AVAILABLE DATA »
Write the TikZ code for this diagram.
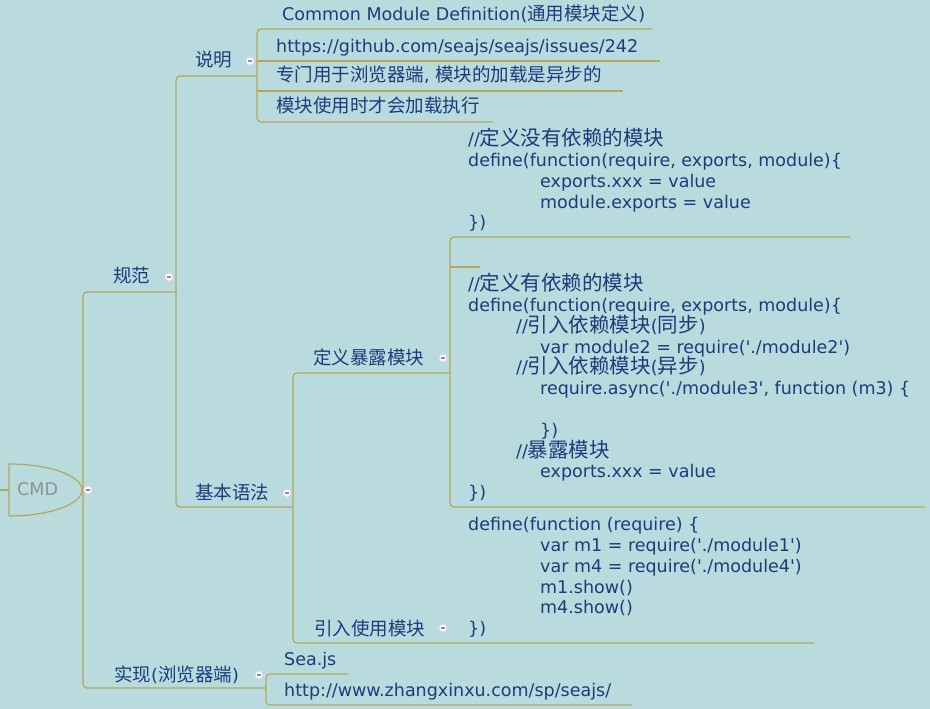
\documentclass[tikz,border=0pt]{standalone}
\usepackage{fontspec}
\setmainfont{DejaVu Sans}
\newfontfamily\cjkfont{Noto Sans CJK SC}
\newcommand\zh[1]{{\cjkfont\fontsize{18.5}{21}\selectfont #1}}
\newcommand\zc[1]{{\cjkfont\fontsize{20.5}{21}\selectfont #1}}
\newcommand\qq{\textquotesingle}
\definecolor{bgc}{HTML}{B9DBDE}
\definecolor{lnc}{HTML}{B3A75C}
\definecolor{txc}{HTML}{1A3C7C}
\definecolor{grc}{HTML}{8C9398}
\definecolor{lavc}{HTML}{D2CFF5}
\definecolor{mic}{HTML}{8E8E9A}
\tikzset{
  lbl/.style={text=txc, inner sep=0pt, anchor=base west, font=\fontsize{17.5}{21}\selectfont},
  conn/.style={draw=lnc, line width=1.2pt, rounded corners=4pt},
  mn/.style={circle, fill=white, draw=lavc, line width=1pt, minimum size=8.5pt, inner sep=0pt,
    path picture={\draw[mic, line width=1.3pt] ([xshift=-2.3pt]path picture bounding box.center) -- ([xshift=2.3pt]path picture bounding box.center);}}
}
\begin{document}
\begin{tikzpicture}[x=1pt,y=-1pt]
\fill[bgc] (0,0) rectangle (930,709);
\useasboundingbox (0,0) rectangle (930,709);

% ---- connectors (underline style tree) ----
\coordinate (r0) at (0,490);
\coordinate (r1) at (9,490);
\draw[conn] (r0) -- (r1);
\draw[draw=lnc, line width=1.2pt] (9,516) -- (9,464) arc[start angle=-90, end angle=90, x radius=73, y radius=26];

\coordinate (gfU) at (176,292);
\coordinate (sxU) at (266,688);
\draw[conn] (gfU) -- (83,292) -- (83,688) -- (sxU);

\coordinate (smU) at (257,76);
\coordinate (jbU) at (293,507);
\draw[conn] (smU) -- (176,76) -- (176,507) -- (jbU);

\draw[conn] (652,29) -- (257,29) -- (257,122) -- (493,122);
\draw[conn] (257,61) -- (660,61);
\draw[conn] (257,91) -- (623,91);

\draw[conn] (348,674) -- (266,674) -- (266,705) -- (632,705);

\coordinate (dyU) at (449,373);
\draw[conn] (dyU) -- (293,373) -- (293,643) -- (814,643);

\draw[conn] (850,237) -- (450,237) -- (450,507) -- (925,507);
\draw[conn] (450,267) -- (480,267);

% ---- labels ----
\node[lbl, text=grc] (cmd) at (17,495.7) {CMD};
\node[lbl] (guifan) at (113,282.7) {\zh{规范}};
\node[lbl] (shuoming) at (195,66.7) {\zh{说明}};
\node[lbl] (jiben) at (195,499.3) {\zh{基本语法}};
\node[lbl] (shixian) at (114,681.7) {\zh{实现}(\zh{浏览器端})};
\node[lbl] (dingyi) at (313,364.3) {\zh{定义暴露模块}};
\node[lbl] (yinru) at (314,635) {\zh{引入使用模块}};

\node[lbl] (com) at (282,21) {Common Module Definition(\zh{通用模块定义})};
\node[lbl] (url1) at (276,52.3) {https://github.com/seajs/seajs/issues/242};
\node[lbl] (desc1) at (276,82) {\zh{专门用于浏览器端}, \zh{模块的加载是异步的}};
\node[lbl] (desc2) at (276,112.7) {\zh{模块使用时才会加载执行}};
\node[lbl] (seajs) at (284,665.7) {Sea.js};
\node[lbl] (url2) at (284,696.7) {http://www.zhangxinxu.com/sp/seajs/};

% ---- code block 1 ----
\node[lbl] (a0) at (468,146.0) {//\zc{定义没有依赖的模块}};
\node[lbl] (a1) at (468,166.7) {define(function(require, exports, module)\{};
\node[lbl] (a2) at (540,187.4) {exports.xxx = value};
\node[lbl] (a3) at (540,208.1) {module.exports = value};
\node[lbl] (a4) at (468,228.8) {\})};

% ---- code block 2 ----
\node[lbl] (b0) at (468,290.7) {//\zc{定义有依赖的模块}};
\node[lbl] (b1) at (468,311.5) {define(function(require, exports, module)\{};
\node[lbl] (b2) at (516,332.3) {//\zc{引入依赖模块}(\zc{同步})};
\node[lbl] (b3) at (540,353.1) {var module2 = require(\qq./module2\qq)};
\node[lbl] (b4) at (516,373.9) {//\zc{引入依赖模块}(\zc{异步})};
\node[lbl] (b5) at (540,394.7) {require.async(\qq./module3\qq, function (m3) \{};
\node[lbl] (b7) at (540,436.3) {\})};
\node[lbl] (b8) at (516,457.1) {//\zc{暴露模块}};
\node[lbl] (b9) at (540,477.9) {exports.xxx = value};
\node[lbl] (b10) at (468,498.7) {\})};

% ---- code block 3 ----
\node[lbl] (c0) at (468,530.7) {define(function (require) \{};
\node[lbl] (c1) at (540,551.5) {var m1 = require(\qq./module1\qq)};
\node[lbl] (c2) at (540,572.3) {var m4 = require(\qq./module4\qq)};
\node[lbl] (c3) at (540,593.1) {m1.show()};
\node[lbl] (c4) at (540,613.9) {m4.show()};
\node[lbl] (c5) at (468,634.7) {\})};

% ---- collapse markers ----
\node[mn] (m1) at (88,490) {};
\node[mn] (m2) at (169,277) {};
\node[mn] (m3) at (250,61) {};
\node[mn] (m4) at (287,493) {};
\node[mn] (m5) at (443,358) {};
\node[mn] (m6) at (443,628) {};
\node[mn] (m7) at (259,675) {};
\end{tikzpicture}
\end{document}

TASK TO CARRY OUT » Reproduce the material in full, word for word, and omit the pictures.

CORRECT OUTPUT »
Write the TikZ code for this diagram.
\documentclass[tikz,border=0pt]{standalone}
\usepackage{fontspec}
\setmainfont{DejaVu Sans}
\newfontfamily\cjkfont{Noto Sans CJK SC}
\newcommand\zh[1]{{\cjkfont\fontsize{18.5}{21}\selectfont #1}}
\newcommand\zc[1]{{\cjkfont\fontsize{20.5}{21}\selectfont #1}}
\newcommand\qq{\textquotesingle}
\definecolor{bgc}{HTML}{B9DBDE}
\definecolor{lnc}{HTML}{B3A75C}
\definecolor{txc}{HTML}{1A3C7C}
\definecolor{grc}{HTML}{8C9398}
\definecolor{lavc}{HTML}{D2CFF5}
\definecolor{mic}{HTML}{8E8E9A}
\tikzset{
  lbl/.style={text=txc, inner sep=0pt, anchor=base west, font=\fontsize{17.5}{21}\selectfont},
  conn/.style={draw=lnc, line width=1.2pt, rounded corners=4pt},
  mn/.style={circle, fill=white, draw=lavc, line width=1pt, minimum size=8.5pt, inner sep=0pt,
    path picture={\draw[mic, line width=1.3pt] ([xshift=-2.3pt]path picture bounding box.center) -- ([xshift=2.3pt]path picture bounding box.center);}}
}
\begin{document}
\begin{tikzpicture}[x=1pt,y=-1pt]
\fill[bgc] (0,0) rectangle (930,709);
\useasboundingbox (0,0) rectangle (930,709);

% ---- connectors (underline style tree) ----
\coordinate (r0) at (0,490);
\coordinate (r1) at (9,490);
\draw[conn] (r0) -- (r1);
\draw[draw=lnc, line width=1.2pt] (9,516) -- (9,464) arc[start angle=-90, end angle=90, x radius=73, y radius=26];

\coordinate (gfU) at (176,292);
\coordinate (sxU) at (266,688);
\draw[conn] (gfU) -- (83,292) -- (83,688) -- (sxU);

\coordinate (smU) at (257,76);
\coordinate (jbU) at (293,507);
\draw[conn] (smU) -- (176,76) -- (176,507) -- (jbU);

\draw[conn] (652,29) -- (257,29) -- (257,122) -- (493,122);
\draw[conn] (257,61) -- (660,61);
\draw[conn] (257,91) -- (623,91);

\draw[conn] (348,674) -- (266,674) -- (266,705) -- (632,705);

\coordinate (dyU) at (449,373);
\draw[conn] (dyU) -- (293,373) -- (293,643) -- (814,643);

\draw[conn] (850,237) -- (450,237) -- (450,507) -- (925,507);
\draw[conn] (450,267) -- (480,267);

% ---- labels ----
\node[lbl, text=grc] (cmd) at (17,495.7) {CMD};
\node[lbl] (guifan) at (113,282.7) {\zh{规范}};
\node[lbl] (shuoming) at (195,66.7) {\zh{说明}};
\node[lbl] (jiben) at (195,499.3) {\zh{基本语法}};
\node[lbl] (shixian) at (114,681.7) {\zh{实现}(\zh{浏览器端})};
\node[lbl] (dingyi) at (313,364.3) {\zh{定义暴露模块}};
\node[lbl] (yinru) at (314,635) {\zh{引入使用模块}};

\node[lbl] (com) at (282,21) {Common Module Definition(\zh{通用模块定义})};
\node[lbl] (url1) at (276,52.3) {https://github.com/seajs/seajs/issues/242};
\node[lbl] (desc1) at (276,82) {\zh{专门用于浏览器端}, \zh{模块的加载是异步的}};
\node[lbl] (desc2) at (276,112.7) {\zh{模块使用时才会加载执行}};
\node[lbl] (seajs) at (284,665.7) {Sea.js};
\node[lbl] (url2) at (284,696.7) {http://www.zhangxinxu.com/sp/seajs/};

% ---- code block 1 ----
\node[lbl] (a0) at (468,146.0) {//\zc{定义没有依赖的模块}};
\node[lbl] (a1) at (468,166.7) {define(function(require, exports, module)\{};
\node[lbl] (a2) at (540,187.4) {exports.xxx = value};
\node[lbl] (a3) at (540,208.1) {module.exports = value};
\node[lbl] (a4) at (468,228.8) {\})};

% ---- code block 2 ----
\node[lbl] (b0) at (468,290.7) {//\zc{定义有依赖的模块}};
\node[lbl] (b1) at (468,311.5) {define(function(require, exports, module)\{};
\node[lbl] (b2) at (516,332.3) {//\zc{引入依赖模块}(\zc{同步})};
\node[lbl] (b3) at (540,353.1) {var module2 = require(\qq./module2\qq)};
\node[lbl] (b4) at (516,373.9) {//\zc{引入依赖模块}(\zc{异步})};
\node[lbl] (b5) at (540,394.7) {require.async(\qq./module3\qq, function (m3) \{};
\node[lbl] (b7) at (540,436.3) {\})};
\node[lbl] (b8) at (516,457.1) {//\zc{暴露模块}};
\node[lbl] (b9) at (540,477.9) {exports.xxx = value};
\node[lbl] (b10) at (468,498.7) {\})};

% ---- code block 3 ----
\node[lbl] (c0) at (468,530.7) {define(function (require) \{};
\node[lbl] (c1) at (540,551.5) {var m1 = require(\qq./module1\qq)};
\node[lbl] (c2) at (540,572.3) {var m4 = require(\qq./module4\qq)};
\node[lbl] (c3) at (540,593.1) {m1.show()};
\node[lbl] (c4) at (540,613.9) {m4.show()};
\node[lbl] (c5) at (468,634.7) {\})};

% ---- collapse markers ----
\node[mn] (m1) at (88,490) {};
\node[mn] (m2) at (169,277) {};
\node[mn] (m3) at (250,61) {};
\node[mn] (m4) at (287,493) {};
\node[mn] (m5) at (443,358) {};
\node[mn] (m6) at (443,628) {};
\node[mn] (m7) at (259,675) {};
\end{tikzpicture}
\end{document}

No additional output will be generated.